Ron Knight

Personal information
- Full name: Thomas William Knight
- Born: 22 March 1915
- Died: 21 January 1947 (aged 31)

Playing information
- Position: Centre, Five-eighth, Wing
Club
| Years | Team | Pld | T | G | FG | P |
| 1935–38 | Western Suburbs | 21 | 5 | 17 | 0 | 49 |
| 1941–43 | Canterbury-Bankstown | 11 | 4 | 0 | 0 | 12 |
|  | Total | 32 | 9 | 17 | 0 | 61 |
- Source:

= Ron Knight (rugby league) =

Australian rugby league footballer

Ron Knight was a rugby league footballer who played for Canterbury-Bankstown and Western Suburbs in the 1930s and 1940s. He was used as a utility and played many positions including as a centre, winger and five-eighth.

==Playing career==
Knight made his first grade debut for Western Suburbs in 1935 against St George at the Sydney Cricket Ground. Knight spent three seasons with Wests in first grade and two seasons in reserve grade for the club.

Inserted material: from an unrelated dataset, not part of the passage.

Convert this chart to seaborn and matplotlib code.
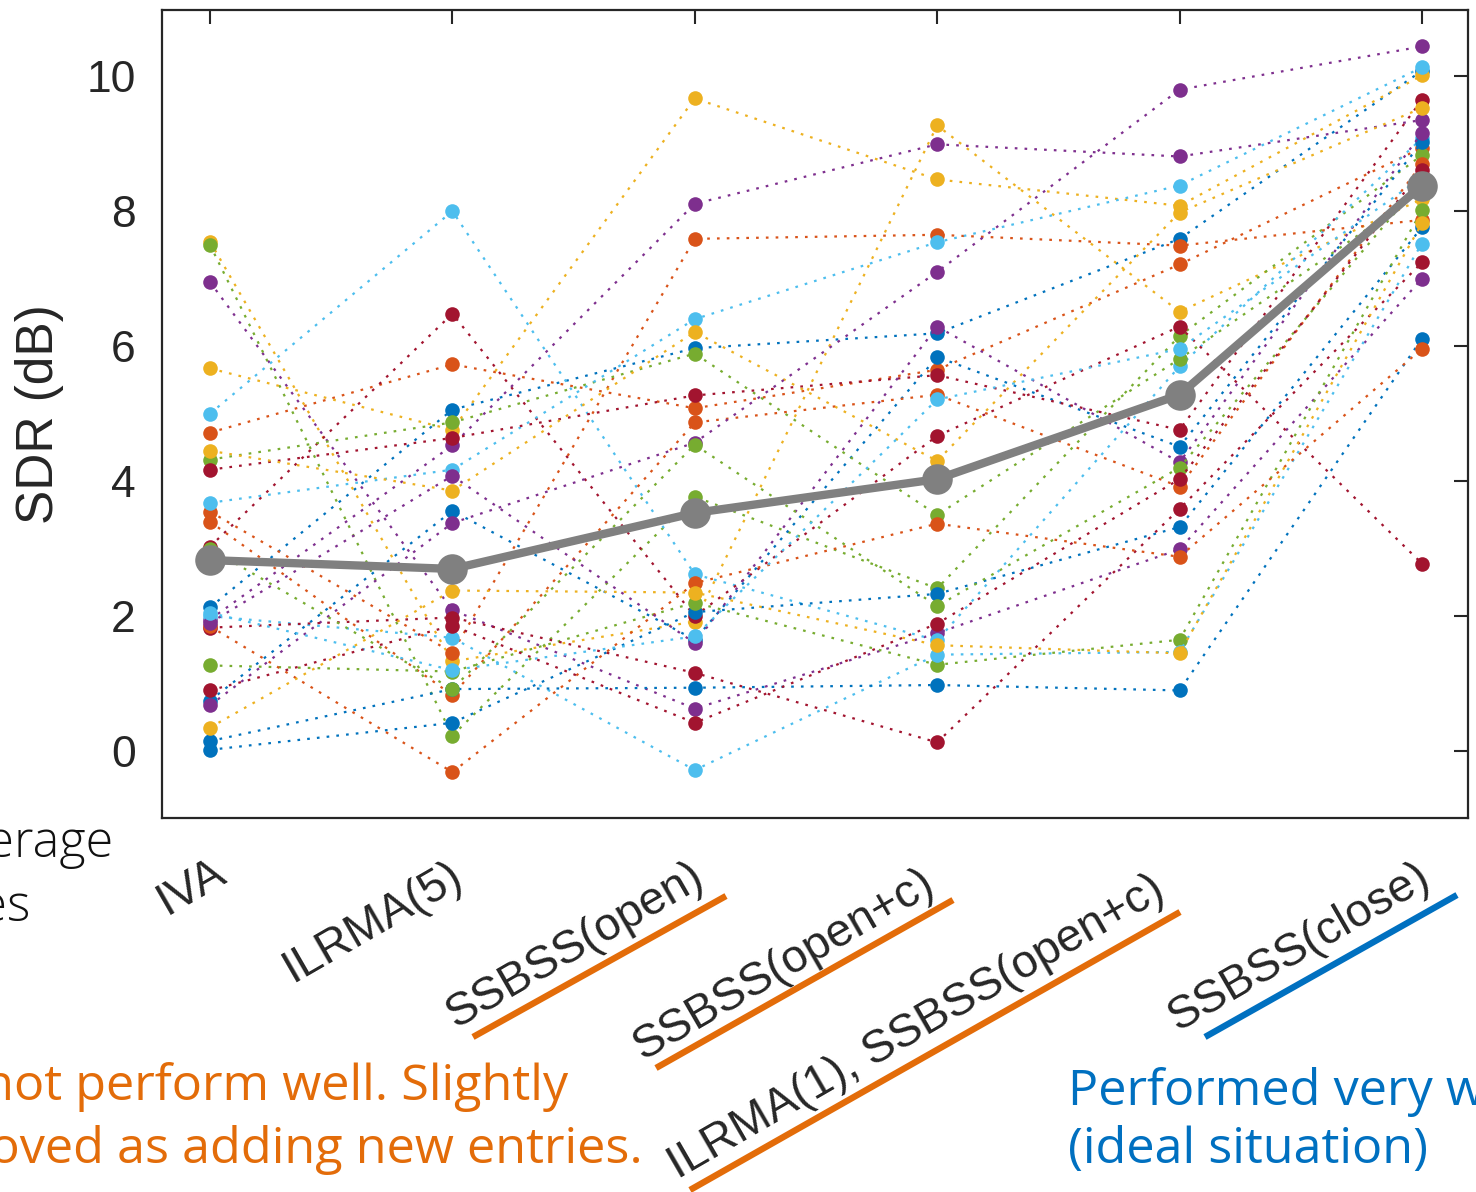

In 1941, Knight joined Canterbury-Bankstown and in 1942 played in only one game which was the 1942 NSWRL grand final against Eastern Suburbs. An injury to Roy McCarter meant that Knight was called into the side as a replacement. Canterbury went on to win their second premiership defeating Easts 11–9. Knight played one further season for Canterbury in 1943 before retiring.